_EXERCISE DESCRIPTION_
Check each line of the records below for the word "this" and copy those where it appears.

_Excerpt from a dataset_
* Begin *
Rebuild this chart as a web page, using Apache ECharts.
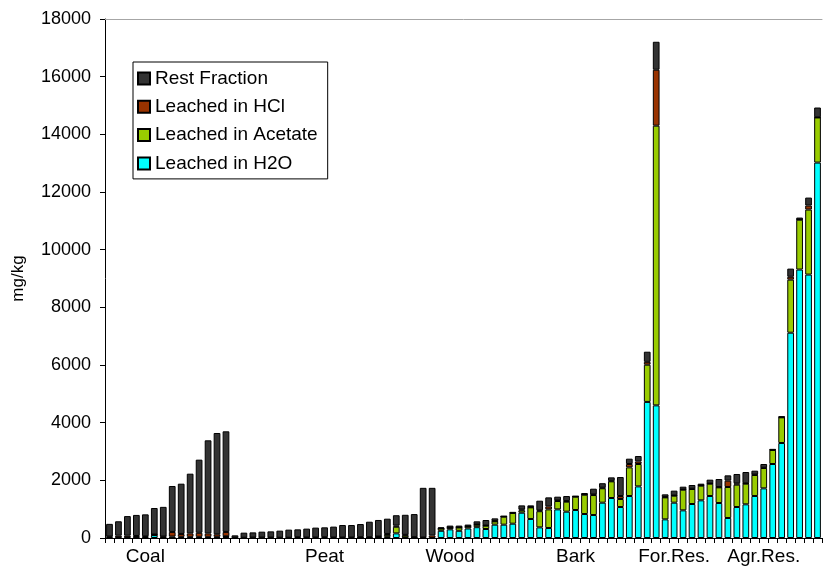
<!DOCTYPE html>
<html>
<head>
<meta charset="utf-8">
<script src="https://cdn.jsdelivr.net/npm/echarts@6/dist/echarts.min.js"></script>
<style>
  html, body { margin: 0; padding: 0; background: #fff; }
  #chart { width: 823px; height: 570px; }
</style>
</head>
<body>
<div id="chart"></div>
<script>
// Fuel samples, grouped as coal, peat, wood, bark, forest and agricultural residues.
// Each sample is split into the fractions leached in water, acetate, HCl and the rest (mg/kg).
const groupLabels = { 4: 'Coal', 24: 'Peat', 38: 'Wood', 52: 'Bark', 63: 'For.Res.', 73: 'Agr.Res.' };

const leachedH2O = [
  0, 0, 0, 0, 0, 100, 0, 10, 0, 0, 0, 0, 0, 40,
  0, 0, 0, 0, 0, 0, 0, 0, 0, 0, 0, 0, 0, 0, 10, 10, 20, 40, 160, 20, 0, 0, 0,
  250, 300, 250, 330, 375, 312, 462, 462, 496, 877, 659, 369, 347, 993, 913, 971, 832, 797, 1225, 1387, 1075, 1456, 1790,
  4720, 4600, 647, 1225, 959, 1179, 1306, 1457, 1214, 694, 1075, 1168, 1457, 1722, 2566, 3295, 7120, 9310, 9136, 13020
];
const leachedAcetate = [
  30, 20, 20, 20, 30, 10, 30, 40, 40, 40, 40, 40, 40, 20,
  10, 10, 15, 15, 20, 10, 10, 30, 20, 20, 30, 20, 20, 20, 20, 20, 20, 70, 230, 70, 20, 0, 0,
  80, 55, 115, 65, 85, 115, 115, 278, 371, 80, 404, 560, 646, 290, 347, 462, 670, 693, 500, 578, 277, 994, 776,
  1290, 9700, 763, 243, 717, 520, 509, 427, 543, 1075, 775, 716, 728, 706, 486, 890, 1840, 1730, 2254, 1565
];
const leachedHCl = [
  20, 60, 60, 50, 30, 10, 20, 160, 100, 120, 140, 120, 90, 150,
  0, 0, 0, 0, 0, 0, 0, 0, 0, 0, 0, 0, 0, 0, 0, 0, 10, 30, 40, 20, 10, 20, 90,
  5, 5, 5, 10, 10, 10, 10, 5, 5, 30, 10, 30, 104, 20, 20, 5, 10, 20, 20, 20, 104, 116, 90,
  100, 1940, 10, 10, 10, 10, 10, 10, 10, 219, 46, 15, 15, 10, 5, 5, 100, 10, 140, 5
];
const restFraction = [
  440, 500, 680, 730, 760, 920, 1030, 1594, 1744, 2071, 2537, 3228, 3512, 3490,
  82, 175, 180, 205, 210, 245, 280, 270, 305, 340, 340, 375, 430, 430, 455, 535, 575, 530, 360, 695, 800, 1720, 1650,
  35, 70, 60, 60, 108, 187, 94, 18, 30, 144, 58, 335, 312, 130, 176, 18, 48, 200, 155, 118, 659, 185, 187,
  351, 970, 94, 164, 94, 129, 59, 129, 279, 185, 324, 390, 135, 128, 30, 29, 283, 63, 276, 340
];

const categories = leachedH2O.map((_, i) => String(i + 1));

const seriesDefs = [
  { name: 'Leached in H2O', values: leachedH2O, color: '#00FFFF' },
  { name: 'Leached in Acetate', values: leachedAcetate, color: '#99CC00' },
  { name: 'Leached in HCl', values: leachedHCl, color: '#993300' },
  { name: 'Rest Fraction', values: restFraction, color: '#333333' }
];

const FONT = 'Liberation Sans, Arial, sans-serif';

const chart = echarts.init(document.getElementById('chart'), null, { renderer: 'canvas' });

chart.setOption({
  animation: false,
  backgroundColor: '#ffffff',
  grid: { left: 105, right: 1, top: 19, bottom: 32, containLabel: false },
  legend: {
    data: ['Rest Fraction', 'Leached in HCl', 'Leached in Acetate', 'Leached in H2O'],
    orient: 'vertical',
    left: 133,
    top: 62,
    padding: [7, 10, 6, 4],
    itemWidth: 12,
    itemHeight: 12,
    itemGap: 9.3,
    borderColor: '#000',
    borderWidth: 1,
    backgroundColor: '#fff',
    icon: 'rect',
    selectedMode: false,
    textStyle: { fontFamily: FONT, fontSize: 19, color: '#000' }
  },
  xAxis: [{
    type: 'category',
    data: categories,
    boundaryGap: true,
    axisLine: { lineStyle: { color: '#000', width: 1 } },
    axisTick: { show: true, interval: 0, length: 5, lineStyle: { color: '#000' } },
    axisLabel: {
      interval: 0,
      margin: 9,
      fontFamily: FONT,
      fontSize: 19,
      color: '#000',
      formatter: (v, i) => groupLabels[i] || ''
    },
    splitLine: { show: false }
  }, {
    type: 'category',
    position: 'top',
    data: categories,
    axisLine: { lineStyle: { color: '#A6A6A6', width: 1 } },
    axisTick: { show: false },
    axisLabel: { show: false }
  }],
  yAxis: {
    type: 'value',
    min: 0,
    max: 18000,
    interval: 2000,
    name: 'mg/kg',
    nameLocation: 'middle',
    nameGap: 78,
    nameTextStyle: { fontFamily: FONT, fontSize: 17, color: '#000' },
    axisLine: { show: true, lineStyle: { color: '#000', width: 1 } },
    axisTick: { show: true, inside: false, length: 5, lineStyle: { color: '#000' } },
    axisLabel: {
      margin: 14,
      fontFamily: FONT,
      fontSize: 18,
      color: '#000',
      formatter: v => String(v)
    },
    splitLine: { show: false }
  },
  series: seriesDefs.map(d => ({
    name: d.name,
    type: 'bar',
    stack: 'total',
    barCategoryGap: '25%',
    data: d.values.map(v => (v === 0 ? null : v)),
    itemStyle: { color: d.color, borderColor: '#000', borderWidth: 1 },
    emphasis: { disabled: true }
  }))
});
</script>
</body>
</html>
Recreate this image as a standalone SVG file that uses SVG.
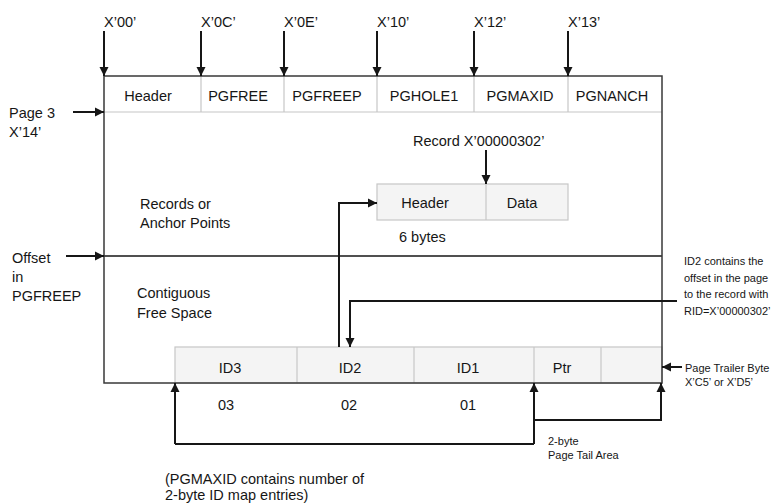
<svg xmlns="http://www.w3.org/2000/svg" width="783" height="504" viewBox="0 0 783 504">
<defs>
<marker id="ah" markerUnits="userSpaceOnUse" markerWidth="10" markerHeight="10" refX="9" refY="5" orient="auto">
<path d="M0,0.5 L9,5 L0,9.5 z" fill="#161616"/>
</marker>
<style>
text{font-family:"Liberation Sans","Noto Sans",sans-serif;fill:#161616}
.t{font-size:14.5px}
.s{font-size:11px}
.m{text-anchor:middle}
.cell{fill:#f4f4f4;stroke:#c6c6c6;stroke-width:1.2}
.div{stroke:#c6c6c6;stroke-width:1.2;fill:none}
.box{fill:none;stroke:#393939;stroke-width:1.5}
.c{fill:none;stroke:#161616;stroke-width:2;marker-end:url(#ah)}
.ln{fill:none;stroke:#161616;stroke-width:2}
.thin{fill:none;stroke:#161616;stroke-width:1.3}
</style>
</defs>
<rect width="783" height="504" fill="#ffffff"/>

<g id="page">
<line class="div" x1="104" y1="112" x2="662" y2="112"/>
<line class="thin" x1="104" y1="256" x2="662" y2="256"/>
</g>

<g id="header-row">
<line class="div" x1="201" y1="76" x2="201" y2="112"/>
<line class="div" x1="284" y1="76" x2="284" y2="112"/>
<line class="div" x1="377" y1="76" x2="377" y2="112"/>
<line class="div" x1="474" y1="76" x2="474" y2="112"/>
<line class="div" x1="568" y1="76" x2="568" y2="112"/>
<text class="t m" x="148" y="101">Header</text>
<text class="t m" x="238" y="101">PGFREE</text>
<text class="t m" x="327" y="101">PGFREEP</text>
<text class="t m" x="424" y="101">PGHOLE1</text>
<text class="t m" x="520" y="101">PGMAXID</text>
<text class="t m" x="612" y="101">PGNANCH</text>
</g>

<g id="record">
<rect class="cell" x="377" y="184" width="191" height="36"/>
<line class="div" x1="486" y1="184" x2="486" y2="220"/>
<text class="t m" x="425" y="208">Header</text>
<text class="t m" x="522" y="208">Data</text>
<text class="t" x="399" y="242">6 bytes</text>
<text class="t" x="413" y="146">Record X’00000302’</text>
</g>

<g id="idmap">
<rect class="cell" x="175" y="347" width="487" height="36"/>
<line class="div" x1="297" y1="347" x2="297" y2="383"/>
<line class="div" x1="414" y1="347" x2="414" y2="383"/>
<line class="div" x1="534" y1="347" x2="534" y2="383"/>
<line class="div" x1="601" y1="347" x2="601" y2="383"/>
<text class="t m" x="230" y="373">ID3</text>
<text class="t m" x="350" y="373">ID2</text>
<text class="t m" x="468" y="373">ID1</text>
<text class="t m" x="562" y="373">Ptr</text>
<text class="t m" x="226" y="410">03</text>
<text class="t m" x="349" y="410">02</text>
<text class="t m" x="468" y="410">01</text>
</g>

<g id="outline">
<rect class="box" x="104" y="76" width="558" height="307"/>
</g>

<g id="offset-labels">
<text class="t" x="104" y="27">X’00’</text>
<text class="t" x="201" y="27">X’0C’</text>
<text class="t" x="284" y="27">X’0E’</text>
<text class="t" x="377" y="27">X’10’</text>
<text class="t" x="474" y="27">X’12’</text>
<text class="t" x="568" y="27">X’13’</text>
</g>

<g id="left-labels">
<text class="t" x="9" y="118">Page 3</text>
<text class="t" x="9" y="137">X’14’</text>
<text class="t" x="12" y="263">Offset</text>
<text class="t" x="12" y="282">in</text>
<text class="t" x="12" y="301">PGFREEP</text>
</g>

<g id="area-labels">
<text class="t" x="140" y="209">Records or</text>
<text class="t" x="140" y="228">Anchor Points</text>
<text class="t" x="137" y="298">Contiguous</text>
<text class="t" x="137" y="318">Free Space</text>
</g>

<g id="notes">
<text class="s" x="684" y="265">ID2 contains the</text>
<text class="s" x="684" y="281.5">offset in the page</text>
<text class="s" x="684" y="298">to the record with</text>
<text class="s" x="684" y="315">RID=X’00000302’</text>
<text class="s" x="685" y="372">Page Trailer Byte</text>
<text class="s" x="685" y="386">X’C5’ or X’D5’</text>
<text class="s" x="548" y="445">2-byte</text>
<text class="s" x="548" y="459">Page Tail Area</text>
<text class="t" x="165" y="484">(PGMAXID contains number of</text>
<text class="t" x="165" y="500">2-byte ID map entries)</text>
</g>

<g id="connectors">
<line class="c" x1="104" y1="31" x2="104" y2="76"/>
<line class="c" x1="201" y1="31" x2="201" y2="76"/>
<line class="c" x1="284" y1="31" x2="284" y2="76"/>
<line class="c" x1="377" y1="31" x2="377" y2="76"/>
<line class="c" x1="474" y1="31" x2="474" y2="76"/>
<line class="c" x1="568" y1="31" x2="568" y2="76"/>
<line class="c" x1="73" y1="112" x2="104" y2="112"/>
<line class="c" x1="66" y1="256" x2="104" y2="256"/>
<line class="c" x1="486" y1="150" x2="486" y2="184"/>
<polyline class="c" points="339,347 339,203 377,203"/>
<polyline class="c" points="677,301 350,301 350,347"/>
<line class="c" x1="682" y1="367" x2="662" y2="367"/>
<polyline class="c" points="175,444 175,383"/>
<polyline class="ln" points="175,444 534,444"/>
<polyline class="c" points="534,444 534,383"/>
<polyline class="c" points="534,420 661,420 661,383"/>
</g>
</svg>
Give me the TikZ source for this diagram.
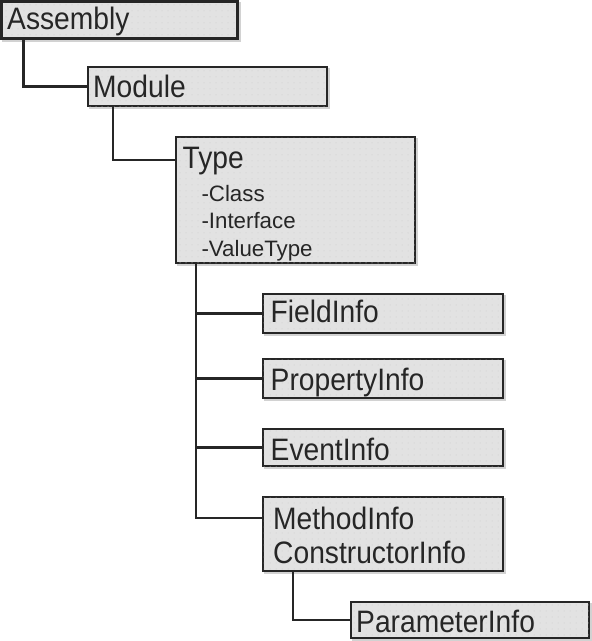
\documentclass[tikz,border=0pt]{standalone}
\usepackage{fontspec}
\setmainfont{Liberation Sans}
\newfontfamily\bigfont{Liberation Sans}[FakeStretch=0.91]
\usetikzlibrary{calc,patterns.meta}
\definecolor{boxfill}{HTML}{E2E2E2}
\definecolor{dotc}{HTML}{CACACA}
\definecolor{shadowc}{HTML}{D2D2D2}
\definecolor{ink}{HTML}{262626}
\tikzset{
  box/.style={draw=ink, line width=2.8pt, fill=boxfill, inner sep=0pt, outer sep=0pt, anchor=north west,
    preaction={draw=shadowc, fill=shadowc, transform canvas={shift={(2pt,-2pt)}}},
    postaction={pattern={Dots[distance=6pt, radius=0.5pt]}, pattern color=dotc}},
  big/.style={inner sep=0pt, anchor=base west, text=ink, font=\bigfont\fontsize{31}{34}\selectfont},
  small/.style={inner sep=0pt, anchor=base west, text=ink, font=\fontsize{22.3}{25}\selectfont},
  link/.style={draw=ink, line width=2.2pt}
}
\begin{document}
\begin{tikzpicture}[x=1pt,y=-1pt]
\useasboundingbox (0,0) rectangle (592,641);
% boxes
\node[box, minimum width=236pt, minimum height=37pt] (asm) at (1.4,1.4) {};
\node[box, minimum width=239pt, minimum height=39pt] (mod) at (88,67) {};
\node[box, minimum width=239pt, minimum height=126pt] (typ) at (176,137) {};
\node[box, minimum width=240pt, minimum height=39pt] (fld) at (263,294) {};
\node[box, minimum width=240pt, minimum height=39pt] (prp) at (263,359) {};
\node[box, minimum width=240pt, minimum height=37pt] (evt) at (263,429) {};
\node[box, minimum width=240pt, minimum height=74pt] (mth) at (263,497) {};
\node[box, minimum width=238pt, minimum height=36pt] (par) at (351,602) {};
% texts
\node[big] (asmT) at (7,29.5) {Assembly};
\node[big] (modT) at (93,97.5) {Module};
\node[big] (typT) at (182.5,168) {Type};
\node[small] (typA) at (201.3,201) {-Class};
\node[small] (typB) at (201.3,228.3) {-Interface};
\node[small] (typC) at (201.3,256) {-ValueType};
\node[big] (fldT) at (270.5,322) {FieldInfo};
\node[big] (prpT) at (270.5,390) {PropertyInfo};
\node[big] (evtT) at (270.5,460) {EventInfo};
\node[big] (mthT) at (273,529) {MethodInfo};
\node[big] (mthU) at (273,563) {ConstructorInfo};
\node[big] (parT) at (356,632) {ParameterInfo};
% connectors
\draw[link] ($(asm.south west)+(22,0)$) |- (mod.west);
\draw[link] ($(mod.south west)+(25,0)$) |- ($(typ.north west)+(0,23)$);
\coordinate (trunkTop) at ($(typ.south west)+(20,0)$);
\coordinate (trunkEnd) at ($(mth.north west)+(0,21)$);
\draw[link] (trunkTop) |- (trunkEnd);
\draw[link] (trunkTop |- fld.west) -- (fld.west);
\draw[link] (trunkTop |- prp.west) -- (prp.west);
\draw[link] (trunkTop |- evt.west) -- (evt.west);
\draw[link] ($(mth.south west)+(30,0)$) |- (par.west);
\end{tikzpicture}
\end{document}
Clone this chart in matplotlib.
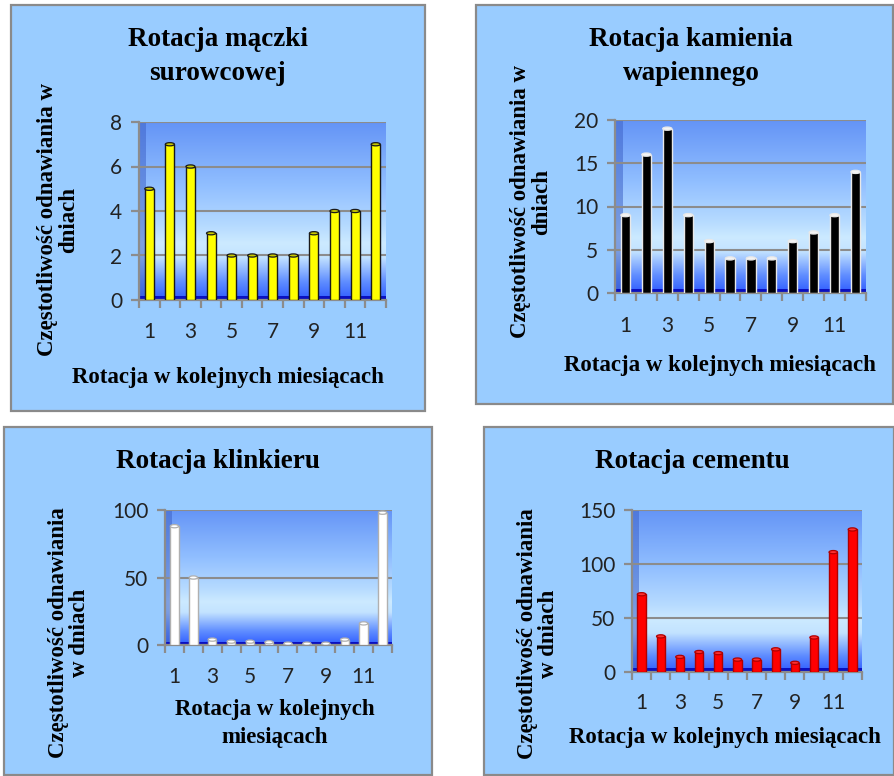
* End *
_PROBLEM SOLUTION_
Rebuild this chart as a web page, using Apache ECharts.
Recreate this image as a standalone SVG file that uses SVG.
Give me the TikZ source for this diagram.
Clone this chart in matplotlib.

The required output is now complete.